Charts and diagrams as code:
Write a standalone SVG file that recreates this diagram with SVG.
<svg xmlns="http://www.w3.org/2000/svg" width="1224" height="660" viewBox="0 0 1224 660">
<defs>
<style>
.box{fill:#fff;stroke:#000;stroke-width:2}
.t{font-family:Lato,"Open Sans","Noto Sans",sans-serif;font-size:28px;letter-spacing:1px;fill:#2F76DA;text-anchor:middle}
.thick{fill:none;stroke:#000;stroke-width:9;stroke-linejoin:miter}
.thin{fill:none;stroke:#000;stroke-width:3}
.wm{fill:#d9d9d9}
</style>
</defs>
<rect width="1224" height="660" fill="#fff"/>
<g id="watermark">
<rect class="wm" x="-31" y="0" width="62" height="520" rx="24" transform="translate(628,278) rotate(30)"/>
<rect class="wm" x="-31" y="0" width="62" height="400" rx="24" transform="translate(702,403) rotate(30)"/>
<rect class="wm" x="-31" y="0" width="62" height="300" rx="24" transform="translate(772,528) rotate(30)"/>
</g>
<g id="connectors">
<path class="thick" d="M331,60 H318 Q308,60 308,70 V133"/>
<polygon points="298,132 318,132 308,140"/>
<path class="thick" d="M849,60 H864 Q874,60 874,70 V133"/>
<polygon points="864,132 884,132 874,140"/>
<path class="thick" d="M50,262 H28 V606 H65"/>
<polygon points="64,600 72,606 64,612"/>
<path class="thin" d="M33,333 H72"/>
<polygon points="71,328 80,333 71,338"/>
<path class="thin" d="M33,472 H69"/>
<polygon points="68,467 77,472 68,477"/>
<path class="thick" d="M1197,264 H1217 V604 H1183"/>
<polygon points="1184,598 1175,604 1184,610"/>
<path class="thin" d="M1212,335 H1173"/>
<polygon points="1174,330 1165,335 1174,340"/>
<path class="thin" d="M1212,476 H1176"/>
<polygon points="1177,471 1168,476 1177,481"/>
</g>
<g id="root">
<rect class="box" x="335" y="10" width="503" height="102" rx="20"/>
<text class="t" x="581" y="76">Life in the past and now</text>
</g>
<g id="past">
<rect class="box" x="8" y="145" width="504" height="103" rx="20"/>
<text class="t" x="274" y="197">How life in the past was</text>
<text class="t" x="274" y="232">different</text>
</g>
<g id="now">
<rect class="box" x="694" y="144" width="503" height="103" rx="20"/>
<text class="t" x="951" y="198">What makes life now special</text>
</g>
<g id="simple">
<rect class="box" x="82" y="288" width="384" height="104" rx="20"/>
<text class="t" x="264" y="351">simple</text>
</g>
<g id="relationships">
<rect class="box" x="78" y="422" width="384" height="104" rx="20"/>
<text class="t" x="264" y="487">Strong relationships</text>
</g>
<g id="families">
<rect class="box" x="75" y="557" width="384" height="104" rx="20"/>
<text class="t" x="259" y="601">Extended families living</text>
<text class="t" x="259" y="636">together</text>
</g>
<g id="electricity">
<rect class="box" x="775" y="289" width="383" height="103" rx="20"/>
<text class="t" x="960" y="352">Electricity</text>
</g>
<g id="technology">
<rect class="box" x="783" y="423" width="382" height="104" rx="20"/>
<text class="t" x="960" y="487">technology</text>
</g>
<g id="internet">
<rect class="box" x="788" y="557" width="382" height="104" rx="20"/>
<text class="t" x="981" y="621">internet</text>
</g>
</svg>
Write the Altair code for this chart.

* [Problem] Transcribe every entry exactly, omitting nothing.

* [Reply]
Write a standalone SVG file that recreates this diagram with SVG.
<svg xmlns="http://www.w3.org/2000/svg" width="1224" height="660" viewBox="0 0 1224 660">
<defs>
<style>
.box{fill:#fff;stroke:#000;stroke-width:2}
.t{font-family:Lato,"Open Sans","Noto Sans",sans-serif;font-size:28px;letter-spacing:1px;fill:#2F76DA;text-anchor:middle}
.thick{fill:none;stroke:#000;stroke-width:9;stroke-linejoin:miter}
.thin{fill:none;stroke:#000;stroke-width:3}
.wm{fill:#d9d9d9}
</style>
</defs>
<rect width="1224" height="660" fill="#fff"/>
<g id="watermark">
<rect class="wm" x="-31" y="0" width="62" height="520" rx="24" transform="translate(628,278) rotate(30)"/>
<rect class="wm" x="-31" y="0" width="62" height="400" rx="24" transform="translate(702,403) rotate(30)"/>
<rect class="wm" x="-31" y="0" width="62" height="300" rx="24" transform="translate(772,528) rotate(30)"/>
</g>
<g id="connectors">
<path class="thick" d="M331,60 H318 Q308,60 308,70 V133"/>
<polygon points="298,132 318,132 308,140"/>
<path class="thick" d="M849,60 H864 Q874,60 874,70 V133"/>
<polygon points="864,132 884,132 874,140"/>
<path class="thick" d="M50,262 H28 V606 H65"/>
<polygon points="64,600 72,606 64,612"/>
<path class="thin" d="M33,333 H72"/>
<polygon points="71,328 80,333 71,338"/>
<path class="thin" d="M33,472 H69"/>
<polygon points="68,467 77,472 68,477"/>
<path class="thick" d="M1197,264 H1217 V604 H1183"/>
<polygon points="1184,598 1175,604 1184,610"/>
<path class="thin" d="M1212,335 H1173"/>
<polygon points="1174,330 1165,335 1174,340"/>
<path class="thin" d="M1212,476 H1176"/>
<polygon points="1177,471 1168,476 1177,481"/>
</g>
<g id="root">
<rect class="box" x="335" y="10" width="503" height="102" rx="20"/>
<text class="t" x="581" y="76">Life in the past and now</text>
</g>
<g id="past">
<rect class="box" x="8" y="145" width="504" height="103" rx="20"/>
<text class="t" x="274" y="197">How life in the past was</text>
<text class="t" x="274" y="232">different</text>
</g>
<g id="now">
<rect class="box" x="694" y="144" width="503" height="103" rx="20"/>
<text class="t" x="951" y="198">What makes life now special</text>
</g>
<g id="simple">
<rect class="box" x="82" y="288" width="384" height="104" rx="20"/>
<text class="t" x="264" y="351">simple</text>
</g>
<g id="relationships">
<rect class="box" x="78" y="422" width="384" height="104" rx="20"/>
<text class="t" x="264" y="487">Strong relationships</text>
</g>
<g id="families">
<rect class="box" x="75" y="557" width="384" height="104" rx="20"/>
<text class="t" x="259" y="601">Extended families living</text>
<text class="t" x="259" y="636">together</text>
</g>
<g id="electricity">
<rect class="box" x="775" y="289" width="383" height="103" rx="20"/>
<text class="t" x="960" y="352">Electricity</text>
</g>
<g id="technology">
<rect class="box" x="783" y="423" width="382" height="104" rx="20"/>
<text class="t" x="960" y="487">technology</text>
</g>
<g id="internet">
<rect class="box" x="788" y="557" width="382" height="104" rx="20"/>
<text class="t" x="981" y="621">internet</text>
</g>
</svg>
Write the Altair code for this chart.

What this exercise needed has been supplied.